Page MenuHomePhabricator

Do not suggest URLs redundant with DOI
Closed, ResolvedPublic

Description

Although we have a blacklist for the major legacy publishers and a check to ignore publisher locations from Unpaywall, OAbot suggestions still contain things like:

327 http://www.biodiversitylibrary.org                                                                                                                                                               
298 http://www.app.pan.pl
259 http://www.scielo.br

Adding such URLs is not a mistake but can be considered pointless, if they go to the same place as the DOI. Citation bot users have been busy removing such redundant URLs and we should not reverse them.
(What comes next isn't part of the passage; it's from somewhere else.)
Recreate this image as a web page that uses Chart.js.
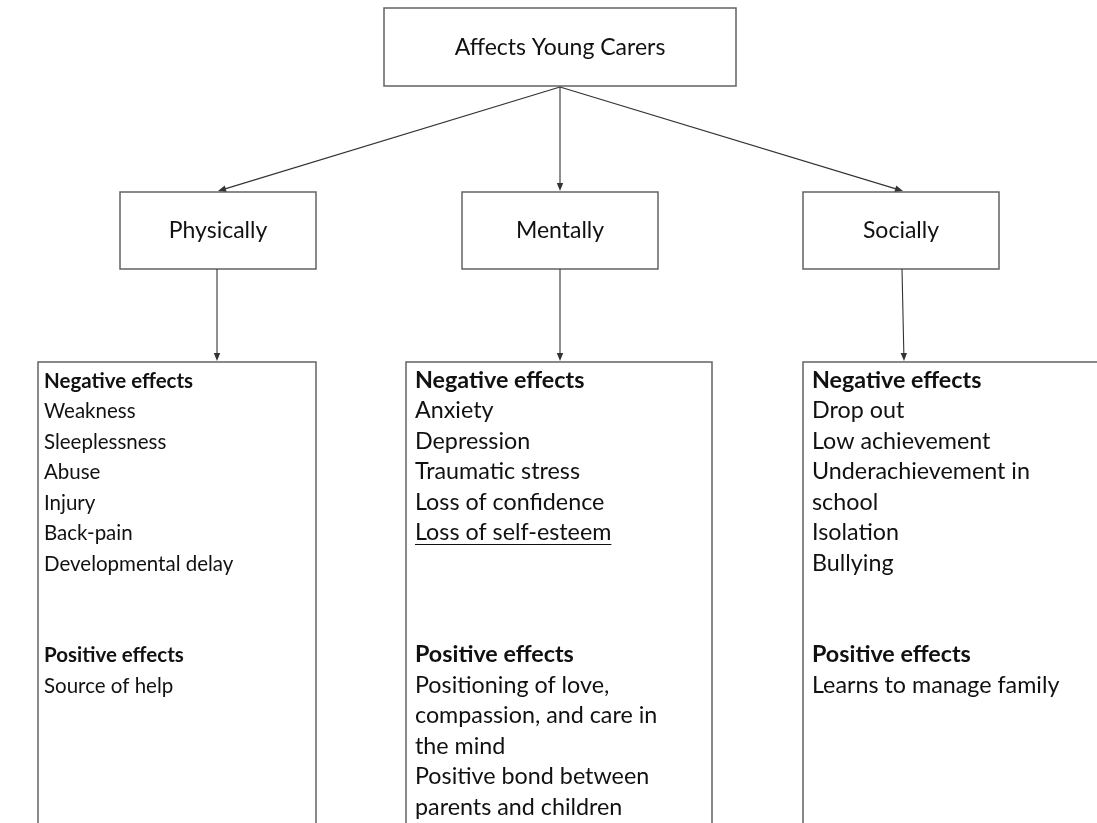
<!DOCTYPE html>
<html>
<head>
<meta charset="utf-8">
<script src="https://cdn.jsdelivr.net/npm/chart.js@4.4.1/dist/chart.umd.min.js"></script>
<style>
  html, body { margin: 0; padding: 0; background: #ffffff; }
  #wrap { width: 1097px; height: 823px; position: relative; }
</style>
</head>
<body>
<div id="wrap"><canvas id="c" width="1097" height="823"></canvas></div>
<script>
// ---------------- DATA ----------------
const rootLabel = "Affects Young Carers";
const categories = ["Physically", "Mentally", "Socially"];
const negativeHeading = "Negative effects";
const positiveHeading = "Positive effects";
const physicalNegative = ["Weakness", "Sleeplessness", "Abuse", "Injury", "Back-pain", "Developmental delay"];
const physicalPositive = ["Source of help"];
const mentalNegative = ["Anxiety", "Depression", "Traumatic stress", "Loss of confidence", "Loss of self-esteem"];
const mentalPositive = ["Positioning of love,\ncompassion, and care in\nthe mind", "Positive bond between\nparents and children"];
const socialNegative = ["Drop out", "Low achievement", "Underachievement in\nschool", "Isolation", "Bullying"];
const socialPositive = ["Learns to manage family"];

const negatives = [physicalNegative, mentalNegative, socialNegative];
const positives = [physicalPositive, mentalPositive, socialPositive];

// ---------------- LAYOUT (positions / sizes / styles) ----------------
const layout = {
  root: { x0: 384, x1: 736, y0: 8, y1: 86, baseline: 55 },
  mid: [
    { x0: 120, x1: 316, y0: 192, y1: 269, baseline: 238 },
    { x0: 462, x1: 658, y0: 192, y1: 269, baseline: 238 },
    { x0: 803, x1: 999, y0: 192, y1: 269, baseline: 238 }
  ],
  leaf: [
    { x0: 38, x1: 316, y0: 362, y1: 840, textX: 44, fontSize: 20.5 },
    { x0: 406, x1: 712, y0: 362, y1: 840, textX: 415, fontSize: 23.3 },
    { x0: 803, x1: 1120, y0: 362, y1: 840, textX: 812, fontSize: 23.3 }
  ],
  rootArrowStart: { x: 560, y: 87 },
  rootArrowEnds: [ { x: 218, y: 191 }, { x: 560, y: 191 }, { x: 903, y: 191 } ],
  midArrows: [
    { x0: 217, y0: 269, x1: 217, y1: 361 },
    { x0: 560, y0: 269, x1: 560, y1: 361 },
    { x0: 902, y0: 269, x1: 904, y1: 361 }
  ],
  firstBaseline: 387.5,
  lineStep: 30.5,
  positiveLine: 9,
  underline: { box: 1, item: 4 },
  font: "Lato, 'Open Sans', sans-serif",
  labelSize: 23,
  boxColor: "#636363",
  boxWidth: 1.5,
  arrowColor: "#333333",
  textColor: "#111111"
};

// anchor points for the chart's dataset (node centres)
const nodePoints = [
  { x: (layout.root.x0 + layout.root.x1) / 2, y: (layout.root.y0 + layout.root.y1) / 2 }
].concat(layout.mid.map(m => ({ x: (m.x0 + m.x1) / 2, y: (m.y0 + m.y1) / 2 })));

const diagramPlugin = {
  id: 'diagram',
  afterDatasetsDraw(chart) {
    const ctx = chart.ctx;
    const xs = chart.scales.x, ys = chart.scales.y;
    const X = v => xs.getPixelForValue(v);
    const Y = v => ys.getPixelForValue(v);

    ctx.save();
    // boxes
    ctx.strokeStyle = layout.boxColor;
    ctx.lineWidth = layout.boxWidth;
    const rect = b => {
      ctx.beginPath();
      ctx.rect(X(b.x0), Y(b.y0), X(b.x1) - X(b.x0), Y(b.y1) - Y(b.y0));
      ctx.stroke();
    };
    rect(layout.root);
    layout.mid.forEach(rect);
    layout.leaf.forEach(rect);

    // arrows
    const arrow = (ax, ay, bx, by) => {
      const x0 = X(ax), y0 = Y(ay), x1 = X(bx), y1 = Y(by);
      const ang = Math.atan2(y1 - y0, x1 - x0);
      const L = 8, W = 3.2;
      ctx.strokeStyle = layout.arrowColor;
      ctx.fillStyle = layout.arrowColor;
      ctx.lineWidth = 1.1;
      ctx.beginPath();
      ctx.moveTo(x0, y0);
      ctx.lineTo(x1 - Math.cos(ang) * L * 0.6, y1 - Math.sin(ang) * L * 0.6);
      ctx.stroke();
      ctx.beginPath();
      ctx.moveTo(x1, y1);
      ctx.lineTo(x1 - Math.cos(ang) * L + Math.sin(ang) * W, y1 - Math.sin(ang) * L - Math.cos(ang) * W);
      ctx.lineTo(x1 - Math.cos(ang) * L - Math.sin(ang) * W, y1 - Math.sin(ang) * L + Math.cos(ang) * W);
      ctx.closePath();
      ctx.fill();
    };
    layout.rootArrowEnds.forEach(e => arrow(layout.rootArrowStart.x, layout.rootArrowStart.y, e.x, e.y));
    layout.midArrows.forEach(a => arrow(a.x0, a.y0, a.x1, a.y1));

    // labels
    ctx.fillStyle = layout.textColor;
    ctx.textBaseline = 'alphabetic';
    ctx.textAlign = 'center';
    ctx.font = layout.labelSize + "px " + layout.font;
    ctx.fillText(rootLabel, X((layout.root.x0 + layout.root.x1) / 2), Y(layout.root.baseline));
    categories.forEach((c, i) => {
      const m = layout.mid[i];
      ctx.fillText(c, X((m.x0 + m.x1) / 2), Y(m.baseline));
    });

    // leaf texts
    ctx.textAlign = 'left';
    for (let i = 0; i < 3; i++) {
      const lf = layout.leaf[i];
      const reg = lf.fontSize + "px " + layout.font;
      const bold = "bold " + lf.fontSize + "px " + layout.font;
      const tx = X(lf.textX);
      const by = n => Y(layout.firstBaseline + n * layout.lineStep);
      let line = 0;
      ctx.font = bold;
      ctx.fillText(negativeHeading, tx, by(line++));
      ctx.font = reg;
      negatives[i].forEach((item, k) => {
        item.split("\n").forEach(part => {
          const yy = by(line++);
          ctx.fillText(part, tx, yy);
          if (layout.underline.box === i && layout.underline.item === k) {
            const w = ctx.measureText(part).width;
            ctx.beginPath();
            ctx.strokeStyle = layout.textColor;
            ctx.lineWidth = 1.2;
            ctx.moveTo(tx, yy + 4.5);
            ctx.lineTo(tx + w, yy + 4.5);
            ctx.stroke();
          }
        });
      });
      line = layout.positiveLine;
      ctx.font = bold;
      ctx.fillText(positiveHeading, tx, by(line++));
      ctx.font = reg;
      positives[i].forEach(item => {
        item.split("\n").forEach(part => ctx.fillText(part, tx, by(line++)));
      });
    }
    ctx.restore();
  }
};

new Chart(document.getElementById('c'), {
  type: 'scatter',
  data: {
    datasets: [{
      label: 'nodes',
      data: nodePoints,
      pointRadius: 0,
      pointHoverRadius: 0
    }]
  },
  options: {
    responsive: false,
    animation: false,
    devicePixelRatio: 1,
    layout: { padding: 0 },
    plugins: { legend: { display: false }, tooltip: { enabled: false } },
    events: [],
    scales: {
      x: { type: 'linear', min: 0, max: 1097, display: false },
      y: { type: 'linear', min: 0, max: 823, reverse: true, display: false }
    }
  },
  plugins: [diagramPlugin]
});
</script>
</body>
</html>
Given the long queue of suggestions available, it's best to focus the tool's users' time on those with most added value.

A simple solution might be to ignore the PDF URLs associated to a doi.org URL on Dissemin paper records. A better solution might be to check whether the URL really means "the DOI is gold/hybrid/bronze OA" and if so just set |doi-access=free, avoid touching |url=. This is the logical continuation of T228632 and might be considered a return to the original functionality.

Event Timeline

Nemo_bis created this task.

This is partially fixed now, at least for the bigger runs, by rejecting the publisher URLs suggested by Unpaywall (although some still sneak in via repositories) and skipping Dissemin suggestions (for which we don't have this information).
https://github.com/dissemin/oabot/commit/5b56d0b63e2e6cbd57d0eb0d595deda1cd69a100#diff-d9cb15a512f67f322cb4cee14c682e3eR284

I'm refreshing the oabot suggestions after T233715 and T228632#5529941; when that's done, I'll re-assess how many redundant URLs get proposed nonetheless. It may take a few weeks.

Nemo_bis claimed this task.

I don't see any publisher in the top 10 (or top 100 really) so I think this is solved enough.

907 https://www.biodiversitylibrary.org
290 http://pdfs.semanticscholar.org
137 https://zenodo.org
123 https://www.osti.gov
 99 http://citeseerx.ist.psu.edu
 96 https://academiccommons.columbia.edu
 57 https://lirias.kuleuven.be
 40 https://hcommons.org
 30 https://www.biorxiv.org
 30 https://escholarship.org